**Short task:**
Starting from the top of the material, restate each line exactly until the line that contains "from bokeh.resources import INLINE", which is also copied. Pictures are excluded.

**Data:**
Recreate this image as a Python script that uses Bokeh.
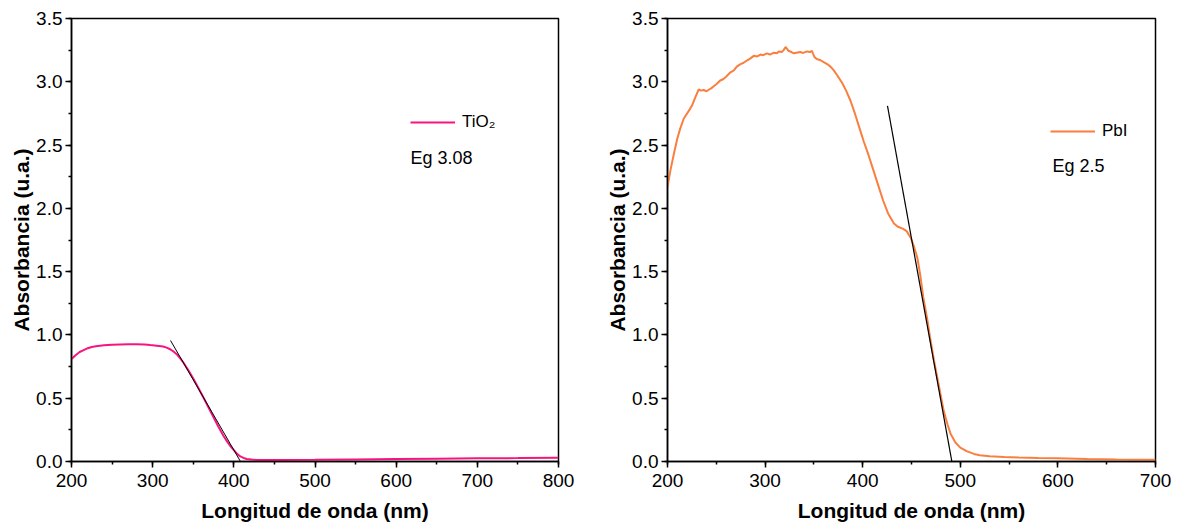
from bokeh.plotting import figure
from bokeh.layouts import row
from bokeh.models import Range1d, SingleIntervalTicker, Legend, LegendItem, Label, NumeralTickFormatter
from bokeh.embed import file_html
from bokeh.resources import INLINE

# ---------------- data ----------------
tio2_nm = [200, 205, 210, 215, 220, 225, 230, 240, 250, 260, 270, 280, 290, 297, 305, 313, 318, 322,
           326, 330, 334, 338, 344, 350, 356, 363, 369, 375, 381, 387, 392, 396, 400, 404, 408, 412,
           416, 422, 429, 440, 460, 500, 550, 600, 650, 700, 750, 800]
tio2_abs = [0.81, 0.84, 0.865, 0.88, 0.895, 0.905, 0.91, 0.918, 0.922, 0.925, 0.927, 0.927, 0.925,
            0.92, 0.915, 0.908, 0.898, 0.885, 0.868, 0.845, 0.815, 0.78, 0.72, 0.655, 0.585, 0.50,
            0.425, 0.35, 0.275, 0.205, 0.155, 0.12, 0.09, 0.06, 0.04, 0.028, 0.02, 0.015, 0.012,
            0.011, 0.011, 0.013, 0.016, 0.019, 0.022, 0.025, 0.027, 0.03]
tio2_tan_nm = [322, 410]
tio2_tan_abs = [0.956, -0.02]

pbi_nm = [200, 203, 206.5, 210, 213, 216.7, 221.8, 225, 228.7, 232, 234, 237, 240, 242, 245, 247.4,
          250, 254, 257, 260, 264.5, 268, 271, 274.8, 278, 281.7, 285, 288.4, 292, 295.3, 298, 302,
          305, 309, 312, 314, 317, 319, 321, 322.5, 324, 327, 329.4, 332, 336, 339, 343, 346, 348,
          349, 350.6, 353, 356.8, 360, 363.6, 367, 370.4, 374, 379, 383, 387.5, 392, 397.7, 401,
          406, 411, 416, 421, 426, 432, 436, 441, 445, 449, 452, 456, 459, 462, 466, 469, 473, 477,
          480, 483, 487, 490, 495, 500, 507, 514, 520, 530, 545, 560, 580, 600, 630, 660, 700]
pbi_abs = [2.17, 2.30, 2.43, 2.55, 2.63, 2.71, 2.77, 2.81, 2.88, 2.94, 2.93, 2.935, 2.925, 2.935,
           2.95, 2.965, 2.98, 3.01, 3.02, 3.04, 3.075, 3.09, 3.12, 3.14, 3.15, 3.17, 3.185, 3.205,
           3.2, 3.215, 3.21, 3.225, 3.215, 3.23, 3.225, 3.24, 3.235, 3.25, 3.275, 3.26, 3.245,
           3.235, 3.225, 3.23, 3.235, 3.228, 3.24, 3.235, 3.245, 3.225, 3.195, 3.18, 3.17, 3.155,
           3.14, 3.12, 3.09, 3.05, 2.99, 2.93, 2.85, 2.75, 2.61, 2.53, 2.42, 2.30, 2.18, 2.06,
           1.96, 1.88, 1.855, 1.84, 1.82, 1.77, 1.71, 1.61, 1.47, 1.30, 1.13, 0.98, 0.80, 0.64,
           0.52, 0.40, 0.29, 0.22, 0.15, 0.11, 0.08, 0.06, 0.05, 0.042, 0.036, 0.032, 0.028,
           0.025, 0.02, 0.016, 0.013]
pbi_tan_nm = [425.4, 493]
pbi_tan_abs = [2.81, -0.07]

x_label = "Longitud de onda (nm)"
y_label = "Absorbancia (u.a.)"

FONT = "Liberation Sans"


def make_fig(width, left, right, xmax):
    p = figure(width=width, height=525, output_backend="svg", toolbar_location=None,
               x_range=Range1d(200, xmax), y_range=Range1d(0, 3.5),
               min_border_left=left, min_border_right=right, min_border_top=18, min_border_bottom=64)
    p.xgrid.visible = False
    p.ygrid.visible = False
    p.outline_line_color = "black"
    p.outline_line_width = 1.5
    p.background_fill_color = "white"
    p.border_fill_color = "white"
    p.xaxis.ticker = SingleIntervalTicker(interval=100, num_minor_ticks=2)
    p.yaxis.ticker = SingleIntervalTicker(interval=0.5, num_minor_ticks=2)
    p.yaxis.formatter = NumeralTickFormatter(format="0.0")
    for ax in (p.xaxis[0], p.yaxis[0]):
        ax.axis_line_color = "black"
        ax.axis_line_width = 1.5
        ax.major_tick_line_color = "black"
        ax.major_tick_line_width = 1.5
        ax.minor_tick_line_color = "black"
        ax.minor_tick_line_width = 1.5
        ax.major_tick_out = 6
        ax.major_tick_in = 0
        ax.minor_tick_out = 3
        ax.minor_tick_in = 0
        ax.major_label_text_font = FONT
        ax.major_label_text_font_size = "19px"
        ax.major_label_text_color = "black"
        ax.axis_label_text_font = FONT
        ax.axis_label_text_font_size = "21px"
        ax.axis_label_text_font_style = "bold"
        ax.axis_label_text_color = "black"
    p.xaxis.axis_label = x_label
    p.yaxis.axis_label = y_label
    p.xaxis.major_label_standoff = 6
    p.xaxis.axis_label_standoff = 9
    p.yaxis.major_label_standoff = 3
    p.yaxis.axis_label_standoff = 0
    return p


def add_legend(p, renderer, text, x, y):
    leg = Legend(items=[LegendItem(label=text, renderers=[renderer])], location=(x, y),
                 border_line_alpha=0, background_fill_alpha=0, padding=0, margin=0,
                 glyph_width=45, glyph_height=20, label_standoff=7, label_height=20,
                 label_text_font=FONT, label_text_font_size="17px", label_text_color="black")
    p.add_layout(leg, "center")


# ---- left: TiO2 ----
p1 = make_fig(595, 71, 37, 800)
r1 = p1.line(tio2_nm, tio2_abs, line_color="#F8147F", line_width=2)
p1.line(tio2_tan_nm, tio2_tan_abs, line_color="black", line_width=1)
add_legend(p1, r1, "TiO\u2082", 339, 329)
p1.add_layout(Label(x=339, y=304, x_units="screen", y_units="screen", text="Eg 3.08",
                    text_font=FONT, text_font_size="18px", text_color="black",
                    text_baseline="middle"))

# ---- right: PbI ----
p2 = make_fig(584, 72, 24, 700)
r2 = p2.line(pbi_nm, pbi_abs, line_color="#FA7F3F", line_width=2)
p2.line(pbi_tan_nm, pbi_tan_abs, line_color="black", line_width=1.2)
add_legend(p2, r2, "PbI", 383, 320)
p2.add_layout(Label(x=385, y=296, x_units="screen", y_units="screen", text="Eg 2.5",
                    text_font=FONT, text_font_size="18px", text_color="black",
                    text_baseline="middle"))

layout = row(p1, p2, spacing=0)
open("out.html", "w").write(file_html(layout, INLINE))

**Task solution:**
Recreate this image as a Python script that uses Bokeh.
from bokeh.plotting import figure
from bokeh.layouts import row
from bokeh.models import Range1d, SingleIntervalTicker, Legend, LegendItem, Label, NumeralTickFormatter
from bokeh.embed import file_html
from bokeh.resources import INLINE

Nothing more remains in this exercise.